The most reliable system is one that is built around the reality of the application, not just the expected or average part. Defining the edge cases upfront helps prevent problems before they reach production.

FAQ

What causes irregular metal parts to jam on a conveyor?

Irregular metal parts often jam because they rotate, overlap, bridge, stack, or become trapped between conveyor components. This usually happens when the conveyor is not designed around the full range of part sizes and shapes.

Are magnetic conveyors good for irregular metal parts?

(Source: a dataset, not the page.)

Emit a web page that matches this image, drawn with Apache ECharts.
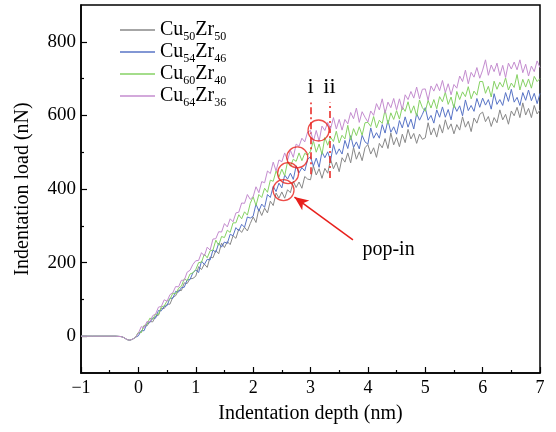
<!DOCTYPE html>
<html>
<head>
<meta charset="utf-8">
<script src="https://cdn.jsdelivr.net/npm/echarts@6/dist/echarts.min.js"></script>
<style>
  html, body { margin: 0; padding: 0; background: #fff; }
  #chart { width: 556px; height: 432px; }
</style>
</head>
<body>
<div id="chart"></div>
<script>
const depth = [
  -1, -0.8, -0.6, -0.4, -0.3, -0.25, -0.2, -0.15, -0.1, -0.05,
  0, 0.05, 0.1, 0.15, 0.2, 0.25, 0.3, 0.35, 0.4, 0.45,
  0.5, 0.55, 0.6, 0.65, 0.7, 0.75, 0.8, 0.85, 0.9, 0.95,
  1, 1.05, 1.1, 1.15, 1.2, 1.25, 1.3, 1.35, 1.4, 1.45,
  1.5, 1.55, 1.6, 1.65, 1.7, 1.75, 1.8, 1.85, 1.9, 1.95,
  2, 2.05, 2.1, 2.15, 2.2, 2.25, 2.3, 2.35, 2.4, 2.45,
  2.5, 2.55, 2.6, 2.65, 2.7, 2.75, 2.8, 2.85, 2.9, 2.95,
  3, 3.05, 3.1, 3.15, 3.2, 3.25, 3.3, 3.35, 3.4, 3.45,
  3.5, 3.55, 3.6, 3.65, 3.7, 3.75, 3.8, 3.85, 3.9, 3.95,
  4, 4.05, 4.1, 4.15, 4.2, 4.25, 4.3, 4.35, 4.4, 4.45,
  4.5, 4.55, 4.6, 4.65, 4.7, 4.75, 4.8, 4.85, 4.9, 4.95,
  5, 5.05, 5.1, 5.15, 5.2, 5.25, 5.3, 5.35, 5.4, 5.45,
  5.5, 5.55, 5.6, 5.65, 5.7, 5.75, 5.8, 5.85, 5.9, 5.95,
  6, 6.05, 6.1, 6.15, 6.2, 6.25, 6.3, 6.35, 6.4, 6.45,
  6.5, 6.55, 6.6, 6.65, 6.7, 6.75, 6.8, 6.85, 6.9, 6.95,
  7
]

// loads (nN) for each composition
const cu50 = [
  0, 0, 0, 0, -1, -4, -9, -11, -8, -3,
  10, 10, 29, 28, 40, 39, 54, 57, 76, 75,
  87, 87, 106, 110, 125, 124, 145, 143, 156, 157,
  163, 189, 181, 196, 187, 215, 213, 233, 224, 253,
  241, 257, 249, 273, 266, 291, 282, 296, 286, 306,
  324, 309, 346, 328, 348, 335, 367, 355, 389, 375,
  392, 375, 398, 390, 421, 404, 419, 402, 434, 427,
  425, 463, 438, 455, 429, 456, 443, 481, 455, 473,
  447, 485, 473, 498, 471, 513, 481, 501, 477, 512,
  521, 495, 512, 486, 524, 512, 537, 510, 552, 520,
  540, 515, 549, 526, 562, 536, 551, 524, 549, 535,
  539, 580, 547, 566, 541, 575, 552, 588, 562, 577,
  550, 575, 560, 596, 568, 584, 556, 593, 579, 603,
  609, 583, 597, 570, 594, 580, 615, 588, 603, 576,
  612, 599, 622, 594, 634, 601, 619, 594, 627, 604,
  615
]

const cu54 = [
  0, 0, 0, 0, -1, -4, -9, -11, -8, -3,
  1, 15, 15, 35, 37, 50, 49, 70, 69, 81,
  83, 103, 103, 122, 120, 132, 133, 153, 154, 172,
  180, 173, 204, 195, 209, 207, 234, 228, 253, 242,
  256, 252, 277, 273, 295, 286, 304, 296, 324, 321,
  326, 359, 340, 359, 350, 385, 377, 407, 393, 416,
  403, 438, 427, 443, 426, 463, 444, 458, 449, 480,
  488, 462, 484, 459, 501, 485, 501, 477, 521, 494,
  509, 495, 532, 510, 545, 513, 528, 509, 546, 528,
  522, 566, 538, 553, 538, 575, 552, 587, 554, 569,
  549, 586, 566, 596, 568, 590, 563, 605, 587, 603,
  621, 587, 600, 579, 615, 595, 623, 595, 616, 588,
  629, 611, 626, 599, 642, 613, 627, 611, 646, 622,
  647, 628, 643, 617, 659, 630, 643, 627, 662, 638,
  671, 636, 649, 627, 662, 641, 669, 640, 660, 632,
  660
]

const cu60 = [
  0, 0, 0, 0, -1, -4, -9, -11, -8, -3,
  10, 10, 29, 32, 49, 46, 60, 59, 80, 82,
  96, 100, 117, 115, 130, 136, 156, 151, 169, 172,
  181, 200, 201, 223, 213, 232, 234, 261, 247, 271,
  268, 288, 282, 308, 308, 330, 319, 338, 329, 361,
  379, 355, 385, 377, 402, 391, 424, 421, 449, 432,
  454, 436, 474, 462, 481, 475, 498, 477, 497, 492,
  503, 531, 500, 522, 494, 540, 519, 541, 529, 557,
  525, 546, 536, 573, 533, 564, 545, 569, 546, 580,
  581, 570, 597, 566, 587, 578, 615, 576, 607, 589,
  613, 590, 623, 611, 637, 606, 626, 598, 642, 621,
  611, 641, 620, 643, 618, 651, 637, 663, 630, 650,
  620, 665, 643, 664, 651, 678, 645, 666, 655, 692,
  692, 660, 679, 650, 693, 671, 690, 677, 702, 669,
  688, 676, 711, 669, 698, 677, 699, 674, 706, 692,
  700
]

const cu64 = [
  0, 0, 0, 0, -1, -4, -9, -11, -8, -3,
  8, 26, 23, 40, 39, 56, 60, 79, 81, 99,
  95, 113, 118, 135, 134, 152, 152, 174, 179, 195,
  205, 206, 227, 218, 242, 234, 264, 265, 284, 283,
  306, 297, 319, 311, 335, 337, 362, 361, 385, 372,
  379, 406, 390, 420, 417, 449, 442, 473, 449, 479,
  474, 498, 478, 505, 486, 522, 516, 538, 528, 555,
  559, 529, 559, 530, 571, 559, 581, 564, 594, 563,
  589, 560, 589, 577, 608, 591, 620, 581, 610, 595,
  582, 612, 600, 632, 615, 645, 606, 636, 621, 646,
  615, 645, 615, 656, 643, 665, 647, 677, 645, 671,
  672, 641, 680, 666, 686, 667, 695, 662, 686, 656,
  684, 674, 707, 692, 723, 686, 717, 704, 730, 701,
  723, 751, 709, 737, 719, 742, 708, 736, 703, 742,
  726, 745, 724, 751, 716, 739, 707, 734, 719, 748,
  730
]

const seriesNames = ['Cu50Zr50', 'Cu54Zr46', 'Cu60Zr40', 'Cu64Zr36']
const seriesColors = ['#888888', '#5874c6', '#86d264', '#c48ccf']
const yLabels = [0, 200, 400, 600, 800]
const yMinor = [100, 300, 500, 700]
const popIns = [[2.53, 397], [2.61, 443], [2.77, 486], [3.14, 559]]
const markI = [[3.0, 440], [3.0, 635]]
const markII = [[3.33, 430], [3.33, 635]]
const arrowLine = [[3.74, 262], [2.72, 378]]
const popInLabel = [4.36, 235]

const FONT = 'Liberation Serif'

function pairs(ys) {
  return ys.map((y, i) => [depth[i], y])
}

function legendText(name) {
  const m = name.match(/Cu(\d+)Zr(\d+)/)
  return '{a|Cu}{s|' + m[1] + '}{a|Zr}{s|' + m[2] + '}'
}

const allSeries = [cu50, cu54, cu60, cu64]

let option = {
  backgroundColor: '#fff',
  animation: false,
  grid: {
    left: 81, right: 16, top: 5, bottom: 59,
    show: true, borderColor: '#000', borderWidth: 1.5,
  },
  legend: {
    data: seriesNames,
    orient: 'vertical',
    left: 115, top: 15,
    icon: 'rect',
    itemWidth: 35, itemHeight: 1.5,
    itemGap: -1,
    formatter: legendText,
    textStyle: {
      rich: {
        a: { fontFamily: FONT, fontSize: 20, color: '#000', lineHeight: 28 },
        s: { fontFamily: FONT, fontSize: 12, color: '#000', padding: [14, 0, 0, 0] },
      },
    },
  },
  xAxis: {
    type: 'value', min: -1, max: 7, interval: 1,
    name: 'Indentation depth (nm)', nameLocation: 'middle', nameGap: 31,
    nameTextStyle: { fontFamily: FONT, fontSize: 20, color: '#000' },
    axisLine: { onZero: false, lineStyle: { color: '#000', width: 1.5 } },
    axisTick: { inside: true, length: 6, lineStyle: { color: '#000', width: 1.2 } },
    minorTick: { show: true, splitNumber: 2, length: 3, lineStyle: { color: '#000', width: 1.2 } },
    axisLabel: {
      fontFamily: FONT, fontSize: 18, color: '#000', margin: 6,
      formatter: (v) => (v < 0 ? '\u2212' + (-v) : String(v)),
    },
    splitLine: { show: false },
  },
  yAxis: [
    {
      type: 'value', min: -100, max: 900,
      name: 'Indentation load (nN)', nameLocation: 'middle', nameGap: 48,
      nameTextStyle: { fontFamily: FONT, fontSize: 20, color: '#000' },
      axisLine: { show: true, onZero: false, lineStyle: { color: '#000', width: 1.5 } },
      axisTick: { inside: true, length: 6, customValues: yLabels, lineStyle: { color: '#000', width: 1.2 } },
      axisLabel: { fontFamily: FONT, fontSize: 19, color: '#000', margin: 5, customValues: yLabels },
      splitLine: { show: false },
    },
    {
      type: 'value', min: -100, max: 900, position: 'left',
      axisLine: { show: false, onZero: false },
      axisTick: { show: true, inside: true, length: 3, customValues: yMinor, lineStyle: { color: '#000', width: 1.2 } },
      axisLabel: { show: false },
      splitLine: { show: false },
    },
  ],
  series: [
    ...allSeries.map((ys, i) => ({
      name: seriesNames[i],
      type: 'line',
      data: pairs(ys),
      showSymbol: false,
      symbol: 'none',
      color: seriesColors[i],
      lineStyle: { width: 1, color: seriesColors[i] },
      z: 2 + i,
    })),
    {
      name: 'popin',
      type: 'scatter',
      data: popIns,
      symbol: 'circle',
      symbolSize: 21,
      itemStyle: { color: 'rgba(0,0,0,0)', borderColor: '#e8201c', borderWidth: 1.3 },
      z: 10,
      silent: true,
    },
    {
      name: 'notes',
      type: 'line',
      data: [],
      z: 10,
      markLine: {
        silent: true,
        animation: false,
        data: [
          [
            { coord: markI[0], symbol: 'none' },
            { coord: markI[1], symbol: 'none', label: { show: true, position: 'end', formatter: 'i' } },
          ],
          [
            { coord: markII[0], symbol: 'none' },
            { coord: markII[1], symbol: 'none', label: { show: true, position: 'end', formatter: 'ii' } },
          ],
          [
            { coord: arrowLine[0], symbol: 'none', lineStyle: { type: 'solid', width: 1.5 } },
            { coord: arrowLine[1], symbol: 'arrow', symbolSize: [9, 14], lineStyle: { type: 'solid', width: 1.5 } },
          ],
        ],
        lineStyle: { color: '#e8201c', width: 1.5, type: [7, 3, 2, 3] },
        label: { show: false, fontFamily: FONT, fontSize: 22, color: '#000', distance: 4 },
      },
      markPoint: {
        silent: true,
        symbol: 'circle', symbolSize: 0,
        data: [{ coord: popInLabel, value: 'pop-in' }],
        label: { show: true, position: 'inside', formatter: 'pop-in', fontFamily: FONT, fontSize: 20, color: '#000' },
      },
    },
  ],
}

const chart = echarts.init(document.getElementById('chart'))
chart.setOption(option)
</script>
</body>
</html>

Magnetic conveyors can be a good choice for irregular ferrous metal parts when the part size range is clearly defined. They use internal magnets to move material across a smooth, enclosed surface, which helps reduce common jam points.

Why does part length matter on a magnetic conveyor?

If a part is too long, it can span across multiple magnetic zones at the same time. One magnet may pull the part forward while another holds it back, which can cause hesitation, buildup, or jamming.

What conveyor is best for small metal parts?

For small ferrous parts, a magnetic slide conveyor is often a strong option because the smooth, enclosed slider bed keeps parts contained. Small parts are less likely to fall into gaps or become trapped in moving components.

When should you use a steel hinge belt conveyor instead?

A steel hinge belt conveyor may be better when part sizes are unknown, changing, non-ferrous, mixed, or too irregular for a magnetic conveyor design. Cleats and other belt features can help physically carry difficult parts forward.

How can you reduce jams at the conveyor infeed?

Use chutes, guides, hoppers, or controlled feed systems to manage how parts enter the conveyor. Reducing random dumping, stacking, and poor part orientation can greatly improve conveyor performance.

What information is needed before choosing a conveyor for irregular parts?

You should define the smallest part, largest part, maximum length, thickness, weight, material type, production rate, loading method, and whether future parts may change. This helps the conveyor manufacturer design the system correctly.